Hey, Jim that gives me an idea. I am requesting a copy of your 990 since you claim bee-quick is a non-profit. Just tell me how much I need to send you for reproduction cost.

[ December 16, 2005, 06:29 PM: Message edited by: magnet-man ]


----------



## Dick Allen (Sep 4, 2004)

magnet-man, haven't seen you here in quite awhile. 

>Jim, before you slam eBay....
oh, he's just entertaining himself.

>There are misleading statements everywhere.
If you've followed many of Jim's posts, you'll see that he makes many of them himself.


----------



## magnet-man (Jul 10, 2004)

Hi Dick, I have been busy and free time is very limited. Did you treat with OA this year?

I honestly believe Jim will send me the 990. Not!


----------



## Dick Allen (Sep 4, 2004)

I did treat some hives with OA vapor, but the tube cracked early on, so I had to go the the hardware store for some metal copper/brass pieces. The pipette is still ok so I can easily see the vapor as it leaves the pipe.


----------



## Michael Bush (Aug 2, 2002)

There's a plan. Use the copper with a glass pipette.


----------



## Dick Allen (Sep 4, 2004)

I liked magnet-man's setup as it was easy to see when the crystals vaporized, realizing that it was glass and required more caution.


----------



## tecumseh (Apr 26, 2005)

magnet man adds:
(other than a reasonable fee for reproduction and copying costs)

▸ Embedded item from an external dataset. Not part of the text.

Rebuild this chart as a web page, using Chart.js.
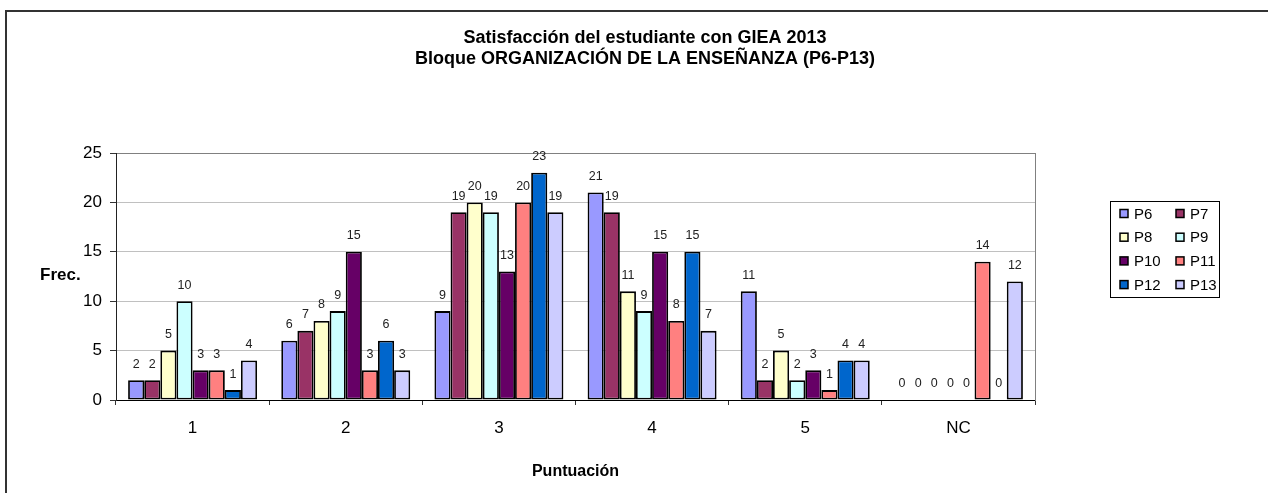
<!DOCTYPE html>
<html>
<head>
<meta charset="utf-8">
<title>Satisfacción GIEA 2013</title>
<script src="https://cdn.jsdelivr.net/npm/chart.js@4.4.1/dist/chart.umd.min.js"></script>
<style>
    html, body { margin: 0; padding: 0; background: #fff; }
    #wrap { position: relative; width: 1268px; height: 493px; }
</style>
</head>
<body>
<div id="wrap"><canvas id="chartBloque"></canvas></div>
<script>

// =========================
// DATOS
// =========================
const categorias = ["1", "2", "3", "4", "5", "NC"];

const p6  = [2, 6, 9, 21, 11, 0];
const p7  = [2, 7, 19, 19, 2, 0];
const p8  = [5, 8, 20, 11, 5, 0];
const p9  = [10, 9, 19, 9, 2, 0];
const p10 = [3, 15, 13, 15, 3, 0];
const p11 = [3, 3, 20, 8, 1, 14];
const p12 = [1, 6, 23, 15, 4, 0];
const p13 = [4, 3, 19, 7, 4, 12];

const series  = ["P6", "P7", "P8", "P9", "P10", "P11", "P12", "P13"];
const valores = [p6, p7, p8, p9, p10, p11, p12, p13];
const colores = ["#9999FF", "#993366", "#FFFFCC", "#CCFFFF", "#660066", "#FF8080", "#0066CC", "#CCCCFF"];

const ticksY = [0, 5, 10, 15, 20, 25];

const titulo = [
    "Satisfacción del estudiante con GIEA 2013",
    "Bloque ORGANIZACIÓN DE LA ENSEÑANZA (P6-P13)"
];

const ARIAL  = "'Liberation Sans', Arial, sans-serif";
const NARROW = "'Liberation Sans Narrow', 'Arial Narrow', 'Liberation Sans', sans-serif";

Chart.defaults.font.family = ARIAL;
Chart.defaults.color = "#000";


// =========================
// PLUGIN: marco, "Frec.", etiquetas y leyenda
// =========================
const extras = {
    id: "extras",

    beforeDraw(chart) {
        const ctx = chart.ctx;
        ctx.save();
        ctx.fillStyle = "#fff";
        ctx.fillRect(0, 0, chart.width, chart.height);
        // marco exterior (solo se ve arriba e izquierda)
        ctx.strokeStyle = "#333";
        ctx.lineWidth = 2;
        ctx.beginPath();
        ctx.moveTo(6, chart.height);
        ctx.lineTo(6, 11);
        ctx.lineTo(chart.width, 11);
        ctx.stroke();
        ctx.restore();
    },

    afterDatasetsDraw(chart) {
        const ctx = chart.ctx;
        ctx.save();
        ctx.font = "12.5px " + NARROW;
        ctx.fillStyle = "#222";
        ctx.textAlign = "center";
        ctx.textBaseline = "middle";
        chart.data.datasets.forEach((ds, i) => {
            chart.getDatasetMeta(i).data.forEach((bar, j) => {
                ctx.fillText(String(ds.data[j]), bar.x, bar.y - 16);
            });
        });
        ctx.restore();
    },

    afterDraw(chart) {
        const ctx = chart.ctx;
        ctx.save();

        // titulo eje Y, horizontal
        ctx.font = "bold 17px " + ARIAL;
        ctx.fillStyle = "#000";
        ctx.textAlign = "left";
        ctx.textBaseline = "middle";
        ctx.fillText("Frec.", 40, 275);

        // leyenda en dos columnas
        const x0 = 1110, y0 = 201, w = 109, h = 96;
        ctx.strokeStyle = "#000";
        ctx.lineWidth = 1;
        ctx.strokeRect(x0 + 0.5, y0 + 0.5, w, h);

        ctx.font = "15px " + NARROW;
        chart.data.datasets.forEach((ds, i) => {
            const col = i % 2;
            const row = Math.floor(i / 2);
            const sx = x0 + 10 + col * 56;
            const cy = y0 + 12.5 + row * 23.7;
            ctx.fillStyle = ds.backgroundColor;
            ctx.fillRect(sx, cy - 4, 8, 8);
            ctx.strokeStyle = "#000";
            ctx.lineWidth = 1.5;
            ctx.strokeRect(sx, cy - 4, 8, 8);
            ctx.fillStyle = "#000";
            ctx.fillText(ds.label, sx + 14, cy + 1);
        });

        ctx.restore();
    }
};


// =========================
// GRAFICO
// =========================
function createGroupedBar(id) {

    const ctx = document.getElementById(id);

    if (!ctx) return;

    new Chart(ctx, {

        type: "bar",

        data: {
            labels: categorias,
            datasets: series.map((nombre, i) => ({
                label: nombre,
                data: valores[i],
                backgroundColor: colores[i],
                borderColor: "#000",
                borderWidth: 1.8,
                borderSkipped: false
            }))
        },

        options: {
            responsive: true,
            maintainAspectRatio: false,
            animation: false,
            datasets: {
                bar: { categoryPercentage: 0.842, barPercentage: 1 }
            },
            layout: {
                padding: { left: 22, right: 0, top: 0, bottom: 0 }
            },
            plugins: {
                legend: { display: false },
                tooltip: { enabled: false },
                title: {
                    display: true,
                    text: titulo,
                    color: "#000",
                    font: { size: 18, weight: "bold", lineHeight: 1.167 },
                    padding: { top: 27.5, bottom: 83.5 }
                }
            },
            scales: {
                x: {
                    grid: {
                        offset: true,
                        drawOnChartArea: false,
                        drawTicks: true,
                        tickLength: 5,
                        color: "#333"
                    },
                    border: { color: "#000", width: 1 },
                    ticks: {
                        padding: 13,
                        font: { size: 17 },
                        color: "#000"
                    },
                    title: {
                        display: true,
                        text: "Puntuación",
                        color: "#000",
                        font: { size: 16, weight: "bold" },
                        padding: { top: 0, bottom: 12 }
                    },
                    afterFit(scale) { scale.height = 93; }
                },
                y: {
                    min: 0,
                    max: 25,
                    afterBuildTicks(scale) {
                        scale.ticks = ticksY.map(v => ({ value: v }));
                    },
                    grid: {
                        color: c => (c.tick && c.tick.value === 25) ? "#808080" : "#c0c0c0",
                        tickColor: "#333",
                        tickLength: 6,
                        lineWidth: 1
                    },
                    border: { color: "#222", width: 1 },
                    ticks: {
                        padding: 8,
                        font: { size: 17 },
                        color: "#000"
                    },
                    afterFit(scale) { scale.width = 94; }
                },
                margen: {
                    type: "linear",
                    position: "right",
                    display: true,
                    grid: { drawOnChartArea: false, drawTicks: false },
                    border: { color: "#808080", width: 1 },
                    ticks: { display: false },
                    afterFit(scale) { scale.width = 233; }
                }
            }
        },

        plugins: [extras]

    });

}

document.addEventListener("DOMContentLoaded", function () {
    createGroupedBar("chartBloque");
});

</script>
</body>
</html>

tecumseh amuses himself by thinking:
some folks have evidently not gotten any copies by their favorite legal eagle. let me see at $10 per page that would be about... well let me just say possible a bit more than some folks might expect.


----------



## louis1st (Oct 17, 2004)

I thought ebay didn't accept live animals as part of their auctions??

is this a breach of Ebay's policies?


----------



## tarheit (Mar 26, 2003)

They do allow live animals sales, but do have a lot of limitations. Their limitations look to be pretty much governed by what is allowed by government laws and regulations. (And are perhaps a bit more conservative than federal law). Though they never mention honey bees specifically I suspect they'd fall in a category or exception by themselves given the large amount of legal trade that already takes place in queens.

I have seen others sell queens and even complete hives and entire beekeeping operations on ebay over that past few years without any problems (Including myself in the mid summer slowdown that always seems to happen). 

@Blue.eyed.Wolf - Thank's for the compliment. I probably could plug my queens and other wares here but I just don't feel blatent self promotion belong here (except maybe in the For Sale forum). It just feels too much like the pushy door to door sales man you just can't get out of your house to me. But you're welcome to plug away all you want









-Tim


----------